Plaque density analysis. Congo-positive amyloid plaques in the hippocampus (a,c) and the cerebral cortex (b,d) were stratified according to their sizes. There was an increased numerical density of small plaques (<50 μm²) in the 10-month-old PDGF-hAPP/V717F(+/−) ACT(+/−) mice (n = 7;solid bar) compared with the age-matched PDGF-hAPP/V717F(+/−) ACT(−/−) mice (n = 6;open bar) in the hippocampus (a) and cerebral cortex (b). Shown below bar graphs are the corresponding relative frequency histograms of plaque size distribution in mice of the PDGF-hAPP/V717F(+/−) ACT(+/−) (solid bar) and the PDGF-hAPP/V717F(+/−), ACT(−/−) genotypes (hatched bar) in the hippocampus (c) and the cerebral cortex (d). Superimposed is the best fit of our data to a Gaussian distribution for mice of the PDGF-hAPP/V717F(+/−)ACT(+/−) (solid line) and the PDGF-hAPP/V717F(+/−) ACT(−/−) genotypes (broken line). The center of the Gaussian distribution curve for the PDGF-hAPP/V717F(+/−)ACT(+/−) mice was shifted toward a smaller average plaque size in the hippocampus (c) as well as the cerebral cortex (d).
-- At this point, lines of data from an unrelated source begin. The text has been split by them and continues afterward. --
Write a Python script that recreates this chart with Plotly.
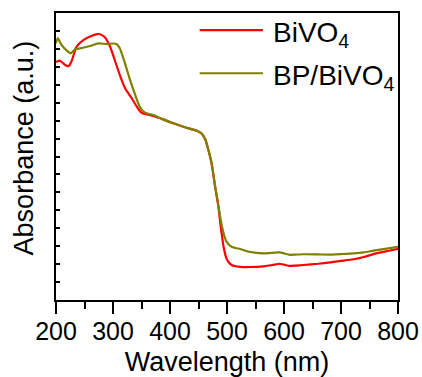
import plotly.graph_objects as go

# UV-vis diffuse reflectance spectra
wl_bivo4 = [200, 207, 216, 222, 227, 236, 248, 263, 276, 286, 295, 303, 312, 321, 333,
            342, 350, 360, 371, 388, 406, 429, 447, 455, 462, 467, 473, 479, 485, 489,
            494, 499, 504, 508, 515, 523, 540, 564, 580, 592, 600, 610, 620, 634, 660,
            681, 700, 722, 740, 757, 780, 800]
abs_bivo4 = [13.27, 13.34, 13.10, 13.04, 13.28, 14.12, 14.49, 14.73, 14.83, 14.64, 14.12,
             13.38, 12.54, 11.82, 11.24, 10.77, 10.44, 10.34, 10.26, 10.07, 9.85, 9.60,
             9.44, 9.30, 8.95, 8.40, 7.60, 6.35, 5.20, 4.10, 2.97, 2.32, 2.06, 1.95, 1.88,
             1.85, 1.84, 1.88, 1.95, 2.02, 1.97, 1.90, 1.92, 1.95, 2.02, 2.10, 2.18, 2.27,
             2.40, 2.56, 2.72, 2.85]

wl_bp = [200, 203, 210, 219, 226, 233, 242, 260, 274, 289, 300, 306, 312, 321, 330, 339,
         347, 356, 371, 388, 406, 429, 447, 455, 462, 467, 473, 479, 485, 489, 494, 499,
         508, 515, 523, 540, 564, 580, 592, 600, 610, 620, 634, 660, 681, 700, 722, 740,
         757, 780, 800]
abs_bp = [14.31, 14.60, 14.21, 13.90, 13.75, 13.97, 14.03, 14.16, 14.31, 14.27, 14.30,
          14.27, 14.03, 13.19, 12.26, 11.43, 10.77, 10.44, 10.31, 10.07, 9.85, 9.60, 9.44,
          9.30, 8.95, 8.40, 7.65, 6.38, 5.24, 4.46, 3.72, 3.25, 2.97, 2.90, 2.84, 2.68,
          2.60, 2.63, 2.66, 2.60, 2.52, 2.53, 2.55, 2.54, 2.53, 2.56, 2.60, 2.66, 2.75,
          2.86, 2.97]

x_ticks = [200, 300, 400, 500, 600, 700, 800]
series_names = ["BiVO<sub>4</sub>", "BP/BiVO<sub>4</sub>"]
series_colors = ["#ff0000", "#808000"]

FONT = "Liberation Sans, Arial, sans-serif"

fig = go.Figure()
fig.add_trace(go.Scatter(x=wl_bivo4, y=abs_bivo4, mode="lines", name=series_names[0],
                         line=dict(color=series_colors[0], width=2.2, shape="spline", smoothing=0.5),
                         showlegend=False))
fig.add_trace(go.Scatter(x=wl_bp, y=abs_bp, mode="lines", name=series_names[1],
                         line=dict(color=series_colors[1], width=2.2, shape="spline", smoothing=0.5),
                         showlegend=False))

# hand-placed legend (paper coordinates of the plotting area)
leg_y = [0.94, 0.79]
for name, color, yy in zip(series_names, series_colors, leg_y):
    fig.add_shape(type="line", xref="paper", yref="paper", x0=0.42, x1=0.605, y0=yy, y1=yy,
                  line=dict(color=color, width=2.2))
    fig.add_annotation(xref="paper", yref="paper", x=0.63, y=yy, text=name, showarrow=False,
                       xanchor="left", yanchor="middle", yshift=-4,
                       font=dict(family=FONT, size=28, color="black"))

# y-axis title
fig.add_annotation(xref="paper", yref="paper", x=-0.095, y=0.53, text="Absorbance (a.u.)",
                   textangle=-90, showarrow=False, xanchor="center", yanchor="middle",
                   font=dict(family=FONT, size=27, color="black"))

fig.update_layout(
    width=422, height=377,
    margin=dict(l=56, r=24, t=13, b=77),
    paper_bgcolor="white", plot_bgcolor="white",
    font=dict(family=FONT, color="black"),
    xaxis=dict(
        range=[200, 800], tickvals=x_ticks, ticks="outside", ticklen=12, tickwidth=2,
        tickcolor="black", showline=True, linecolor="black", linewidth=2, mirror=True,
        showgrid=False, zeroline=False, tickfont=dict(size=25), automargin=False,
        ticklabelstandoff=-4,
        minor=dict(dtick=50, ticks="outside", ticklen=7, tickwidth=2, tickcolor="black", showgrid=False),
        title=dict(text="Wavelength (nm)", font=dict(size=27), standoff=9),
    ),
    yaxis=dict(
        range=[0, 16], dtick=1, ticks="inside", ticklen=4, tickwidth=2, tickcolor="black",
        showticklabels=False, showline=True, linecolor="black", linewidth=2, mirror=True,
        showgrid=False, zeroline=False, automargin=False,
    ),
)

fig.write_html("out.html")
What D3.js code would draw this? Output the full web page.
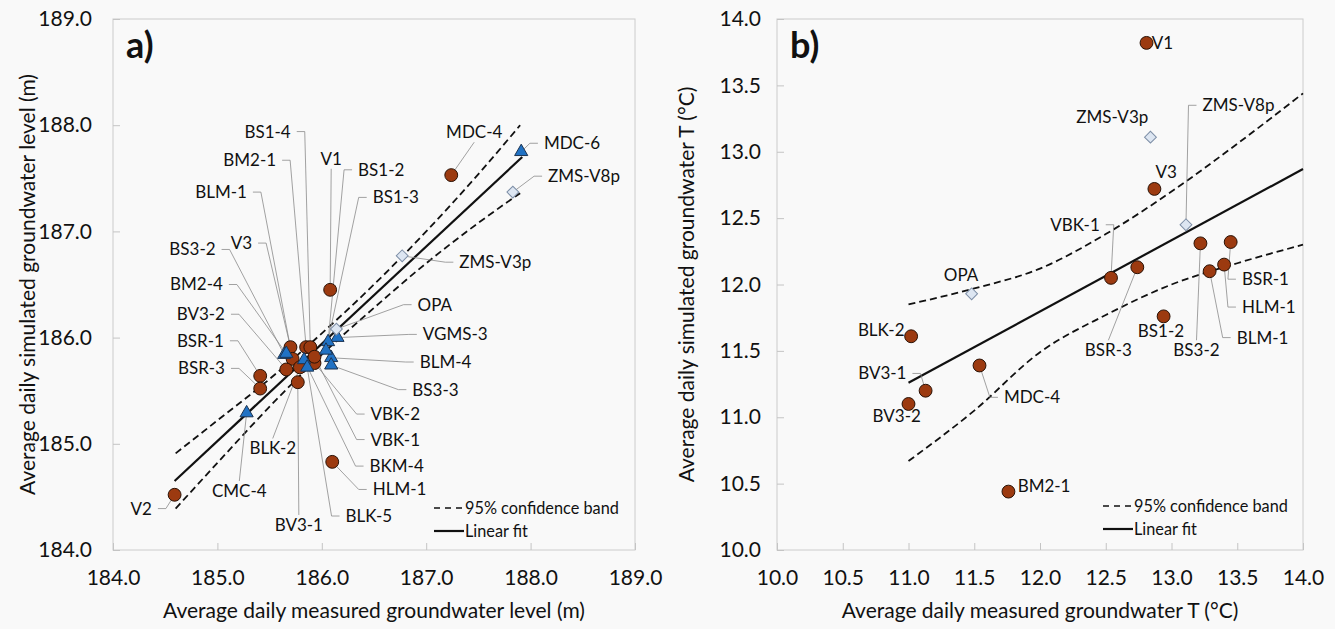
<!DOCTYPE html>
<html>
<head>
<meta charset="utf-8">
<script src="https://cdn.jsdelivr.net/npm/d3@7"></script>
<style>
  body { margin: 0; background: #f9f9f9; }
  svg { display: block; font-family: Lato, "Open Sans", sans-serif; }
</style>
</head>
<body>
<svg id="chart" width="1335" height="629"></svg>
<script>
// ---- panel a: groundwater level ----
const wellsA = ["MDC-4","V1","HLM-1","V2","BSR-1","BSR-3","V3","BM2-1","BS1-4","BLM-1","BV3-2","BLK-2","BV3-1","VBK-2","VBK-1",
                "MDC-6","VGMS-3","BLM-4","BS3-3","BS1-2","BS1-3","BS3-2","BKM-4","BLK-5","CMC-4","BM2-4",
                "ZMS-V3p","ZMS-V8p","OPA"];
const typeA = ["c","c","c","c","c","c","c","c","c","c","c","c","c","c","c",
               "t","t","t","t","t","t","t","t","t","t","t",
               "d","d","d"];
const measA = [187.24,186.08,186.10,184.59,185.41,185.41,185.70,185.85,185.89,185.72,185.66,185.79,185.77,185.93,185.93,
               187.91,186.15,186.09,186.09,186.06,186.04,185.64,185.83,185.86,185.28,185.66,
               186.77,187.83,186.14];
const simA  = [187.53,186.45,184.83,184.52,185.64,185.52,185.91,185.91,185.91,185.80,185.70,185.72,185.58,185.76,185.82,
               187.75,186.00,185.81,185.74,185.96,185.88,185.84,185.79,185.72,185.29,185.85,
               186.77,187.37,186.08];
const fitXA = [184.59, 187.92];
const fitYA = [184.65, 187.70];
const bandXA  = [184.6, 185.0, 185.5, 186.0, 186.5, 187.0, 187.5, 187.9];
const bandUpA = [184.91,185.22,185.61,186.04,186.50,187.00,187.54,188.00];
const bandLoA = [184.39,184.82,185.35,185.84,186.28,186.70,187.08,187.36];
const ticksA = [184,185,186,187,188,189];

// ---- panel b: groundwater temperature ----
const wellsB = ["V1","ZMS-V3p","V3","ZMS-V8p","BS3-2","BSR-1","HLM-1","BLM-1","BSR-3","VBK-1","BS1-2","OPA","BLK-2","MDC-4","BV3-1","BV3-2","BM2-1"];
const typeB  = ["c","d","c","d","c","c","c","c","c","c","c","d","c","c","c","c","c"];
const measB  = [12.81,12.84,12.87,13.11,13.22,13.45,13.40,13.29,12.74,12.54,12.94,11.48,11.02,11.54,11.13,11.00,11.76];
const simB   = [13.82,13.11,12.72,12.45,12.31,12.32,12.15,12.10,12.13,12.05,11.76,11.93,11.61,11.39,11.20,11.10,10.44];
const fitXB = [11.0, 14.0];
const fitYB = [11.26, 12.87];
const bandXB  = [11.0, 11.5, 12.0, 12.5, 13.0, 13.5, 14.0];
const bandUpB = [11.85,11.97,12.12,12.38,12.70,13.06,13.44];
const bandLoB = [10.67,11.05,11.49,11.77,12.00,12.16,12.30];
const ticksB = [10,10.5,11,11.5,12,12.5,13,13.5,14];

// label placement (data units): [x, y, side, has leader]
const labelPosA = [
  [187.46,187.84,"T",1],[186.09,187.59,"T",1],[186.43,184.57,"R",1],[184.43,184.39,"L",1],[185.12,185.97,"L",1],
  [185.13,185.71,"L",1],[185.39,186.89,"L",1],[185.62,187.67,"L",1],[185.76,187.94,"L",1],[185.34,187.37,"L",1],
  [185.13,186.22,"L",1],[185.53,185.05,"B",1],[185.78,184.33,"B",1],[186.41,185.28,"R",1],[186.41,185.04,"R",1],
  [188.07,187.83,"R",1],[186.91,186.03,"R",1],[186.88,185.77,"R",1],[186.81,185.51,"R",1],[186.29,187.58,"R",1],
  [186.43,187.32,"R",1],[185.04,186.83,"L",1],[186.40,184.79,"R",1],[186.17,184.32,"R",1],[185.21,184.65,"B",1],
  [185.11,186.50,"L",1],[187.26,186.71,"R",1],[188.11,187.52,"R",1],[186.86,186.31,"R",1]
];
const labelPosB = [
  [12.85,13.82,"R",0],[12.55,13.26,"C",0],[12.96,12.85,"C",0],[13.19,13.35,"R",1],[13.19,11.58,"B",1],
  [13.49,12.04,"R",1],[13.49,11.83,"R",1],[13.45,11.60,"R",1],[12.52,11.58,"B",1],[12.50,12.45,"L",1],
  [12.92,11.65,"C",0],[11.40,12.07,"C",0],[10.97,11.66,"L",0],[11.68,11.15,"R",1],[11.03,11.33,"L",1],
  [10.91,11.01,"C",0],[11.83,10.48,"R",0]
];

const svg = d3.select("#chart");
svg.append("rect").attr("width",1335).attr("height",629).attr("fill","#f9f9f9");

function drawPanel(o) {
  const x = d3.scaleLinear().domain(o.xDomain).range([o.left, o.right]);
  const y = d3.scaleLinear().domain(o.yDomain).range([o.bottom, o.top]);
  const g = svg.append("g");
  const fmt = d3.format(".1f");

  g.append("rect")
    .attr("x", o.left).attr("y", o.top)
    .attr("width", o.right - o.left).attr("height", o.bottom - o.top)
    .attr("fill", "#f9f9f9").attr("stroke", "#cccccc");

  const xAxis = g.append("g").attr("transform", `translate(0,${o.bottom})`)
    .call(d3.axisBottom(x).tickValues(o.ticksX).tickFormat(fmt).tickSizeInner(-7).tickSizeOuter(0).tickPadding(20));
  const yAxis = g.append("g").attr("transform", `translate(${o.left},0)`)
    .call(d3.axisLeft(y).tickValues(o.ticksY).tickFormat(fmt).tickSizeInner(-7).tickSizeOuter(0).tickPadding(o.yPad));
  [xAxis, yAxis].forEach(a => {
    a.select(".domain").remove();
    a.selectAll(".tick line").attr("stroke", "#c4c4c4");
    a.selectAll(".tick text").attr("fill", "#111").style("font-size", "21px").style("font-family", "Lato");
  });

  // axis titles
  g.append("text").attr("x", (o.left + o.right) / 2).attr("y", 618)
    .attr("text-anchor", "middle").style("font-size", "21px").attr("fill", "#111").text(o.xTitle);
  g.append("text").attr("transform", `translate(${o.yTitleX},${(o.top + o.bottom) / 2}) rotate(-90)`)
    .attr("text-anchor", "middle").style("font-size", "21px").attr("fill", "#111").text(o.yTitle);

  // panel letter
  g.append("text").attr("x", o.left + 13).attr("y", 58)
    .style("font-size", "36px").style("font-weight", "bold").attr("fill", "#111").text(o.letter);

  // confidence band and fit
  const line = d3.line().x(d => x(d[0])).y(d => y(d[1])).curve(d3.curveMonotoneX);
  [o.bandUp, o.bandLo].forEach(b => {
    g.append("path").datum(o.bandX.map((v, i) => [v, b[i]]))
      .attr("d", line).attr("fill", "none").attr("stroke", "#111")
      .attr("stroke-width", 1.8).attr("stroke-dasharray", "7,4");
  });
  g.append("path").datum(o.fitX.map((v, i) => [v, o.fitY[i]]))
    .attr("d", d3.line().x(d => x(d[0])).y(d => y(d[1])))
    .attr("fill", "none").attr("stroke", "#111").attr("stroke-width", 2.2);

  // labels and leader lines
  const pts = o.names.map((n, i) => ({ n, px: x(o.meas[i]), py: y(o.sim[i]), t: o.types[i], lab: o.labels[i] }));
  pts.forEach(p => {
    const [lx, ly, side, leader] = p.lab;
    const X = x(lx), Y = y(ly);
    const gap = leader ? 6 : 0;
    const t = g.append("text").style("font-size", "17px").attr("fill", "#111").text(p.n);
    if (side === "L") t.attr("x", X - gap).attr("y", Y).attr("dy", "0.35em").attr("text-anchor", "end");
    if (side === "R") t.attr("x", X + gap).attr("y", Y).attr("dy", "0.35em").attr("text-anchor", "start");
    if (side === "T") t.attr("x", X).attr("y", Y - 4).attr("text-anchor", "middle");
    if (side === "B") t.attr("x", X).attr("y", Y + 3).attr("dy", "0.75em").attr("text-anchor", "middle");
    if (side === "C") t.attr("x", X).attr("y", Y).attr("dy", "0.35em").attr("text-anchor", "middle");
    if (leader) {
      let path = [[X, Y]];
      if (side === "L") path.push([X + 8, Y]);
      if (side === "R") path.push([X - 8, Y]);
      path.push([p.px, p.py]);
      g.append("path").attr("d", d3.line()(path)).attr("fill", "none")
        .attr("stroke", "#8a8a8a").attr("stroke-width", 0.8);
    }
  });

  // markers
  const sym = { c: d3.symbol(d3.symbolCircle, 130), t: d3.symbol(d3.symbolTriangle, 75), d: d3.symbol(d3.symbolSquare, 70) };
  const fill = { c: "#9c3a10", t: "#2172c4", d: "#dde6f2" };
  const stroke = { c: "#2a1206", t: "#1c3350", d: "#7d8ea6" };
  pts.forEach(p => {
    g.append("path").attr("d", sym[p.t]())
      .attr("transform", `translate(${p.px},${p.py})` + (p.t === "d" ? " rotate(45)" : ""))
      .attr("fill", fill[p.t]).attr("stroke", stroke[p.t]).attr("stroke-width", 1);
  });

  // legend
  const lg = g.append("g").attr("transform", `translate(${o.legX},${o.legY})`);
  lg.append("line").attr("x1", 0).attr("x2", 30).attr("y1", 0).attr("y2", 0)
    .attr("stroke", "#111").attr("stroke-width", 1.6).attr("stroke-dasharray", "6,5");
  lg.append("text").attr("x", 31).attr("y", 0).attr("dy", "0.35em").style("font-size", "16.3px").attr("fill", "#111").text("95% confidence band");
  lg.append("line").attr("x1", 0).attr("x2", 30).attr("y1", 23).attr("y2", 23)
    .attr("stroke", "#111").attr("stroke-width", 2.2);
  lg.append("text").attr("x", 31).attr("y", 23).attr("dy", "0.35em").style("font-size", "16.3px").attr("fill", "#111").text("Linear fit");
}

drawPanel({
  left: 113, right: 635, top: 19, bottom: 550, yPad: 21, yTitleX: 35,
  xDomain: [184, 189], yDomain: [184, 189], ticksX: ticksA, ticksY: ticksA,
  xTitle: "Average daily measured groundwater level (m)",
  yTitle: "Average daily simulated groundwater level (m)", letter: "a)",
  names: wellsA, types: typeA, meas: measA, sim: simA, labels: labelPosA,
  fitX: fitXA, fitY: fitYA, bandX: bandXA, bandUp: bandUpA, bandLo: bandLoA,
  legX: 434, legY: 508
});

drawPanel({
  left: 777, right: 1303, top: 19, bottom: 550, yPad: 16, yTitleX: 694,
  xDomain: [10, 14], yDomain: [10, 14], ticksX: ticksB, ticksY: ticksB,
  xTitle: "Average daily measured groundwater T (°C)",
  yTitle: "Average daily simulated groundwater T (°C)", letter: "b)",
  names: wellsB, types: typeB, meas: measB, sim: simB, labels: labelPosB,
  fitX: fitXB, fitY: fitYB, bandX: bandXB, bandUp: bandUpB, bandLo: bandLoB,
  legX: 1103, legY: 506
});
</script>
</body>
</html>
The results displayed are expressed as percentage of the control group [the PDGF-hAPP/V717F(+/−)ACT (−/−)] genotype and represent mean ± SEM.

Fig. 5.

Increased total amyloid β-peptide (Aβ) and Aβ_1–42 levels in the hippocampus of 3-month-old PDGF-hAPP/V717F(+/−)ACT(+/−) mice (n = 10;solid bar) compared with age-matched PDGF hAPP/V717F(+/−)ACT(−/−) mice (n = 14;open bar).

Fig. 6.

Pathogenic pathway leading to Alzheimer's disease.